:: Material provided ::
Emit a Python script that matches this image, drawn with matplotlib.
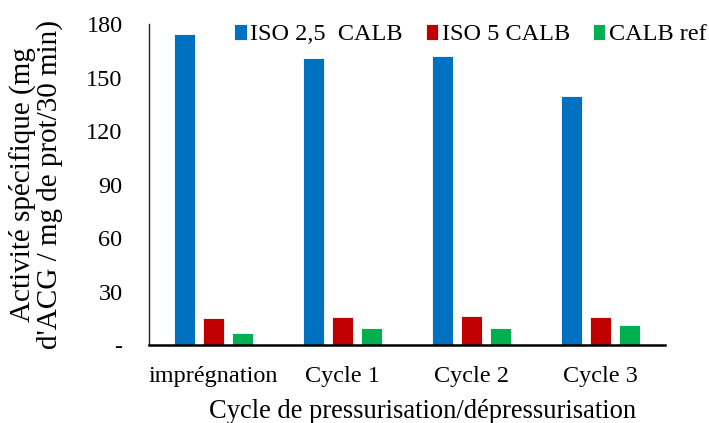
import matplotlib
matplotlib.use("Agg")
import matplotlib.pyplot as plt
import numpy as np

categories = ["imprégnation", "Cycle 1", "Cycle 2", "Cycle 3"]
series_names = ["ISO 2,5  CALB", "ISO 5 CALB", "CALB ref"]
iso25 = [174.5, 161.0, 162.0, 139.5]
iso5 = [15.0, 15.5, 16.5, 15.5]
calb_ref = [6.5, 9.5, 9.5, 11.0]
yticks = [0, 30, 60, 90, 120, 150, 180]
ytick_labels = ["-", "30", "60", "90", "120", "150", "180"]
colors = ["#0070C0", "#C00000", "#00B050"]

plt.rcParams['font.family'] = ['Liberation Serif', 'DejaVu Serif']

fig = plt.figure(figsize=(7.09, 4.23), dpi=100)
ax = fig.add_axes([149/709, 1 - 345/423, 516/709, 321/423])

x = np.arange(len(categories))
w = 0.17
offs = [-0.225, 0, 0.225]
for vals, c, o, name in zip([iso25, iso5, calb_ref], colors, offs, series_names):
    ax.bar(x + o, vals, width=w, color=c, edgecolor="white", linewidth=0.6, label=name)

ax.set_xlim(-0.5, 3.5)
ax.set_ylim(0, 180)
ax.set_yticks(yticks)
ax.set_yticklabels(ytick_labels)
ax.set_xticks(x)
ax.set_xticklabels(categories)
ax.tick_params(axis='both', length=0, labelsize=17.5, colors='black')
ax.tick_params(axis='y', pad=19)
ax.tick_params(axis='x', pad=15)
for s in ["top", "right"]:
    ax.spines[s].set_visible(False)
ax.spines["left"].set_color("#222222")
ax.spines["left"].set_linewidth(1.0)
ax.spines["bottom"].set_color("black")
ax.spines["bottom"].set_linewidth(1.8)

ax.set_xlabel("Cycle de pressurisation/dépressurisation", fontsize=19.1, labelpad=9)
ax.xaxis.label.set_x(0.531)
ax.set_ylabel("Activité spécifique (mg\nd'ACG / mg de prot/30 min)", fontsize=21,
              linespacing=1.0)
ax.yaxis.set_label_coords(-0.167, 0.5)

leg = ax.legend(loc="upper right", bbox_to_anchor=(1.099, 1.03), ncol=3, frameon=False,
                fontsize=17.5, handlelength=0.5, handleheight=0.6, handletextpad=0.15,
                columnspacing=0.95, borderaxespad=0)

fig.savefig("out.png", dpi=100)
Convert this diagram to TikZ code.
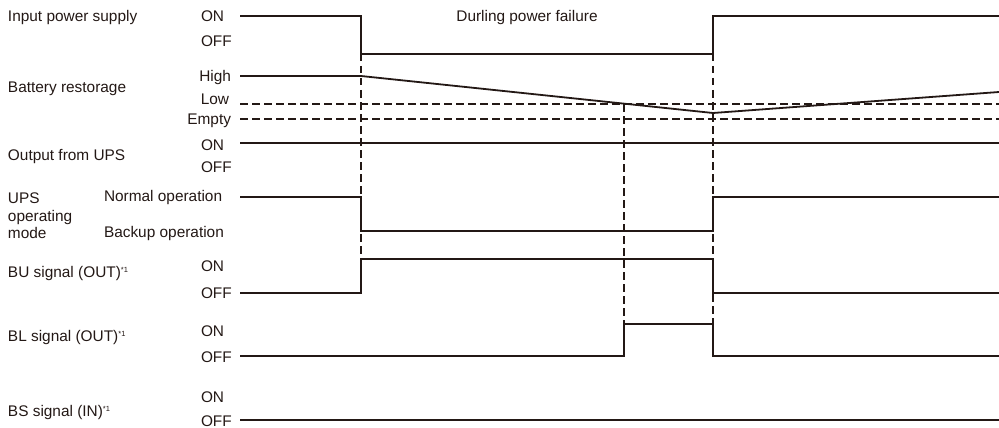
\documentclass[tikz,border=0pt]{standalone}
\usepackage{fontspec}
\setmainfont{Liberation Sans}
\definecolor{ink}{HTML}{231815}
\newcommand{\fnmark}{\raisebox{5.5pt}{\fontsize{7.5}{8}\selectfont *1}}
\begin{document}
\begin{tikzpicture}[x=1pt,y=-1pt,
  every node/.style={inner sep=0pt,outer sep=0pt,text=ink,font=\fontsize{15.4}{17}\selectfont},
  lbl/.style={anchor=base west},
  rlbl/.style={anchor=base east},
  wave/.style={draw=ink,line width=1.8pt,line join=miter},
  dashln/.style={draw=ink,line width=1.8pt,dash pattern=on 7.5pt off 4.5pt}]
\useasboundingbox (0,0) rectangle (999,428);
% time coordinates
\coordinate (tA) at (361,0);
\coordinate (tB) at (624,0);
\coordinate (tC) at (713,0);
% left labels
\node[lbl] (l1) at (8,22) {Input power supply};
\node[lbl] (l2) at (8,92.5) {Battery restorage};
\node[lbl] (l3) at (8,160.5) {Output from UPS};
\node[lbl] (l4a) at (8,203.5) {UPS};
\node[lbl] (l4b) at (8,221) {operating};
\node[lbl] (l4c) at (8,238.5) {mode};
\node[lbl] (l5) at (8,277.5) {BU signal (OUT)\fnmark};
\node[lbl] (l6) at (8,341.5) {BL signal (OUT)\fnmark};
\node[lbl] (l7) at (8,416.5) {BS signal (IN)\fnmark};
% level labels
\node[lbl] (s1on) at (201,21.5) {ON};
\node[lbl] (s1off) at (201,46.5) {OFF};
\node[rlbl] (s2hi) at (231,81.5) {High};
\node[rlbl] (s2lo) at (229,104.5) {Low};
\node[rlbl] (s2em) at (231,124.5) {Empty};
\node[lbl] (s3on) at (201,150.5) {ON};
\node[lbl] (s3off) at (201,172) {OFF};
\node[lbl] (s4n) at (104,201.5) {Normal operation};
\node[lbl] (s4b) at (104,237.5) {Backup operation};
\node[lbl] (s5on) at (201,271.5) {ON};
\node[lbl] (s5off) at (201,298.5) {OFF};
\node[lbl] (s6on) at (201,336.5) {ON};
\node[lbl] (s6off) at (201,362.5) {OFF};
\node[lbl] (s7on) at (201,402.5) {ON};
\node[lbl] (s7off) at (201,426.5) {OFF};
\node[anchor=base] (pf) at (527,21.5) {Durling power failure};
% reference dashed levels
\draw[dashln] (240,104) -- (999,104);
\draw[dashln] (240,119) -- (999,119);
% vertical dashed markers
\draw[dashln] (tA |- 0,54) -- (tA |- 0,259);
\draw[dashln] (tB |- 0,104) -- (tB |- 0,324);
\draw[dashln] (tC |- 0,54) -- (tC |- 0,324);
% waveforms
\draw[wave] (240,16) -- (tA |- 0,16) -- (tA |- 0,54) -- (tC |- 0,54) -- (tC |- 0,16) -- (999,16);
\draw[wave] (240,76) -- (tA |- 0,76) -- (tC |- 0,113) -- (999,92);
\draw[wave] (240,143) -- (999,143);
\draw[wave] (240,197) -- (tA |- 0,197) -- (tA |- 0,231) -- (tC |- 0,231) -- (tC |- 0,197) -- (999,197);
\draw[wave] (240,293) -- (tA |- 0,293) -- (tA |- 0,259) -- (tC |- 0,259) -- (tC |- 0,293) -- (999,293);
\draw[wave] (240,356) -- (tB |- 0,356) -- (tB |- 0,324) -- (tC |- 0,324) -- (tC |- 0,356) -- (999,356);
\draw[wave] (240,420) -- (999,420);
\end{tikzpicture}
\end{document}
:::
◆ Short task: Every line in the data that holds "matplotlib" should be copied out.

◆ Finished task:
Emit a Python script that matches this image, drawn with matplotlib.
import matplotlib
matplotlib.use("Agg")
import matplotlib.pyplot as plt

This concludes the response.